**GIVEN PROBLEM**:
Every line holding the word "React" counts once. Give the total, nothing more.
---- SOURCE EXCERPT
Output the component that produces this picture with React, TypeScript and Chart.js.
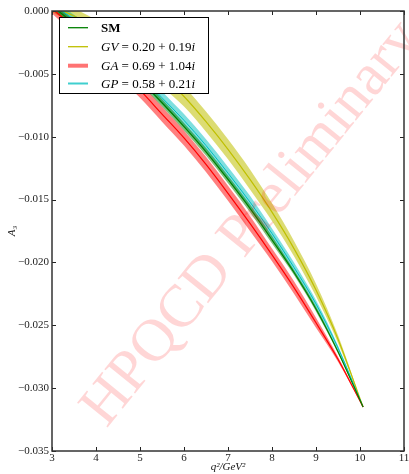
import React, { useEffect, useRef } from "react";
import { Chart, registerables } from "chart.js";

Chart.register(...registerables);

// q^2 sample points (GeV^2)
const q2 = [3.0, 3.5, 4.0, 4.5, 5.0, 5.5, 6.0, 6.5, 7.0, 7.5, 8.0, 8.5, 9.0, 9.5, 10.07];

// central values of A_3
const smVals = [0.0004, -0.001, -0.0024, -0.0039, -0.0055, -0.0073, -0.0092, -0.0112, -0.0134, -0.0157, -0.0182, -0.0208, -0.0237, -0.0271, -0.0315];
const gvVals = [0.0004, -0.0004, -0.0013, -0.0024, -0.0037, -0.0052, -0.0068, -0.0088, -0.011, -0.0134, -0.016, -0.0189, -0.0222, -0.0261, -0.0315];
const gaVals = [0.0002, -0.0013, -0.0029, -0.0046, -0.0063, -0.0082, -0.0101, -0.0122, -0.0145, -0.0169, -0.0194, -0.022, -0.0248, -0.0277, -0.0315];
const gpVals = [0.0006, -0.0007, -0.002, -0.0035, -0.0051, -0.0069, -0.0087, -0.0107, -0.0129, -0.0152, -0.0177, -0.0204, -0.0233, -0.0268, -0.0315];

// band half-widths
const smErr = [0.0003, 0.0003, 0.0003, 0.0003, 0.0003, 0.0003, 0.0003, 0.0003, 0.0003, 0.0003, 0.0003, 0.0002, 0.0002, 0.0001, 0];
const gvErr = [0.0005, 0.0006, 0.0006, 0.0007, 0.0007, 0.0008, 0.0008, 0.0008, 0.0008, 0.0008, 0.0007, 0.0006, 0.0005, 0.0003, 0];
const gaErr = [0.0004, 0.0005, 0.0005, 0.0006, 0.0006, 0.0006, 0.0006, 0.0006, 0.0006, 0.0006, 0.0005, 0.0005, 0.0004, 0.0002, 0];
const gpErr = [0.0004, 0.0004, 0.0005, 0.0005, 0.0005, 0.0005, 0.0005, 0.0005, 0.0005, 0.0005, 0.0004, 0.0004, 0.0003, 0.0002, 0];

const xTicks = [3, 4, 5, 6, 7, 8, 9, 10, 11];
const yTicks = [-0.035, -0.03, -0.025, -0.02, -0.015, -0.01, -0.005, 0.0];

const SERIF = "'Liberation Serif', 'DejaVu Serif', serif";

type Seg = { t: string; f: string };
const legendRows: { color: string; width: number; segs: Seg[] }[] = [
  { color: "#008000", width: 1.3, segs: [{ t: "SM", f: `bold 13px ${SERIF}` }] },
  {
    color: "#bfbf00",
    width: 1.3,
    segs: [
      { t: "GV", f: `italic 13px ${SERIF}` },
      { t: " = 0.20 + 0.19", f: `13px ${SERIF}` },
      { t: "i", f: `italic 13px ${SERIF}` },
    ],
  },
  {
    color: "rgba(255,0,0,0.55)",
    width: 4,
    segs: [
      { t: "GA", f: `italic 13px ${SERIF}` },
      { t: " = 0.69 + 1.04", f: `13px ${SERIF}` },
      { t: "i", f: `italic 13px ${SERIF}` },
    ],
  },
  {
    color: "#3fcfcf",
    width: 2,
    segs: [
      { t: "GP", f: `italic 13px ${SERIF}` },
      { t: " = 0.58 + 0.21", f: `13px ${SERIF}` },
      { t: "i", f: `italic 13px ${SERIF}` },
    ],
  },
];

function pts(vals: number[], err?: number[], sign = 0) {
  return q2.map((x, i) => ({ x, y: vals[i] + (err ? sign * err[i] : 0) }));
}

const framePlugin = {
  id: "frame",
  afterDatasetsDraw(chart: any) {
    const { ctx, chartArea: a, scales } = chart;
    ctx.save();
    // watermark
    ctx.save();
    ctx.translate(252, 224);
    ctx.rotate((-51 * Math.PI) / 180);
    ctx.font = `60px ${SERIF}`;
    ctx.fillStyle = "rgba(255,0,0,0.16)";
    ctx.textAlign = "center";
    ctx.textBaseline = "middle";
    ctx.fillText("HPQCD Preliminary", 0, 0);
    ctx.restore();

    // inward ticks
    ctx.strokeStyle = "#222";
    ctx.lineWidth = 1;
    const L = 4;
    xTicks.forEach((v) => {
      const x = Math.round(scales.x.getPixelForValue(v)) + 0.5;
      ctx.beginPath();
      ctx.moveTo(x, a.bottom);
      ctx.lineTo(x, a.bottom - L);
      ctx.moveTo(x, a.top);
      ctx.lineTo(x, a.top + L);
      ctx.stroke();
    });
    yTicks.forEach((v) => {
      const y = Math.round(scales.y.getPixelForValue(v)) + 0.5;
      ctx.beginPath();
      ctx.moveTo(a.left, y);
      ctx.lineTo(a.left + L, y);
      ctx.moveTo(a.right, y);
      ctx.lineTo(a.right - L, y);
      ctx.stroke();
    });
    // frame
    ctx.strokeStyle = "#333";
    ctx.lineWidth = 1.5;
    ctx.strokeRect(a.left, a.top, a.right - a.left, a.bottom - a.top);

    // legend
    const bx = 59.5, by = 17.5, bw = 149, bh = 76;
    ctx.fillStyle = "#fff";
    ctx.fillRect(bx, by, bw, bh);
    ctx.strokeStyle = "#000";
    ctx.lineWidth = 1;
    ctx.strokeRect(bx, by, bw, bh);
    const rowY = [27.7, 46.7, 65.7, 83.5];
    legendRows.forEach((r, i) => {
      const y = rowY[i];
      ctx.strokeStyle = r.color;
      ctx.lineWidth = r.width;
      ctx.beginPath();
      ctx.moveTo(68, y);
      ctx.lineTo(88, y);
      ctx.stroke();
      let x = 101;
      ctx.fillStyle = "#000";
      ctx.textBaseline = "middle";
      ctx.textAlign = "left";
      r.segs.forEach((s) => {
        ctx.font = s.f;
        ctx.fillText(s.t, x, y + 1);
        x += ctx.measureText(s.t).width;
      });
    });
    ctx.restore();
  },
};

export default function App() {
  const ref = useRef<HTMLCanvasElement | null>(null);
  useEffect(() => {
    document.body.style.margin = "0";
    const canvas = ref.current!;
    const base = { pointRadius: 0, tension: 0.4, cubicInterpolationMode: "monotone" as const };
    const lineDs = (label: string, vals: number[], color: string, w: number) => ({
      ...base,
      label,
      data: pts(vals),
      borderColor: color,
      borderWidth: w,
      fill: false,
    });
    const bandDs = (vals: number[], err: number[], color: string, lowerIndex: number | null) =>
      lowerIndex === null
        ? { ...base, data: pts(vals, err, -1), borderWidth: 0, borderColor: "transparent", fill: false }
        : {
            ...base,
            data: pts(vals, err, 1),
            borderWidth: 0,
            borderColor: "transparent",
            backgroundColor: color,
            fill: { target: lowerIndex },
          };
    const datasets: any[] = [
      lineDs("SM", smVals, "#008000", 1.2), // 0
      lineDs("GA", gaVals, "#ff0000", 1.2), // 1
      lineDs("GP", gpVals, "#00bfbf", 1.0), // 2
      lineDs("GV", gvVals, "#bfbf00", 1.2), // 3
      bandDs(smVals, smErr, "", null), // 4
      bandDs(smVals, smErr, "rgba(0,128,0,0.5)", 4), // 5
      bandDs(gpVals, gpErr, "", null), // 6
      bandDs(gpVals, gpErr, "rgba(0,191,191,0.5)", 6), // 7
      bandDs(gaVals, gaErr, "", null), // 8
      bandDs(gaVals, gaErr, "rgba(255,0,0,0.5)", 8), // 9
      bandDs(gvVals, gvErr, "", null), // 10
      bandDs(gvVals, gvErr, "rgba(191,191,0,0.55)", 10), // 11
    ];
    const chart = new Chart(canvas, {
      type: "line",
      data: { datasets },
      options: {
        animation: false,
        responsive: false,
        devicePixelRatio: 1,
        layout: { padding: { top: 11, right: 5, left: 0, bottom: 0 } },
        plugins: { legend: { display: false }, tooltip: { enabled: false } },
        scales: {
          x: {
            type: "linear",
            min: 3,
            max: 11,
            afterBuildTicks: (s: any) => {
              s.ticks = xTicks.map((v) => ({ value: v }));
            },
            afterFit: (s: any) => {
              s.height = 23;
              s.paddingLeft = 0;
              s.paddingRight = 0;
            },
            grid: { display: false, drawTicks: false },
            border: { display: false },
            ticks: {
              padding: 1,
              color: "#222",
              font: { family: SERIF, size: 11 },
              callback: (v: any) => String(v),
            },
            title: {
              display: true,
              text: "q²/GeV²",
              color: "#111",
              padding: { top: 0, bottom: 0 },
              font: { family: SERIF, size: 11, style: "italic" },
            },
          },
          y: {
            type: "linear",
            min: -0.035,
            max: 0,
            afterBuildTicks: (s: any) => {
              s.ticks = yTicks.map((v) => ({ value: v }));
            },
            afterFit: (s: any) => {
              s.width = 52;
              s.paddingTop = 0;
              s.paddingBottom = 0;
            },
            grid: { display: false, drawTicks: false },
            border: { display: false },
            ticks: {
              padding: 3,
              color: "#222",
              font: { family: SERIF, size: 11 },
              callback: (v: any) => {
                const n = Number(v);
                const s = Math.abs(n).toFixed(3);
                return n < -1e-9 ? "\u2212" + s : s;
              },
            },
            title: {
              display: true,
              text: "A₃",
              color: "#111",
              padding: { top: 6, bottom: 0 },
              font: { family: SERIF, size: 11, style: "italic" },
            },
          },
        },
      },
      plugins: [framePlugin],
    });
    return () => chart.destroy();
  }, []);
  return (
    <div style={{ width: 409, height: 474, background: "#fff" }}>
      <canvas ref={ref} width={409} height={474} />
    </div>
  );
}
--------
**FINISHED TASK**:
2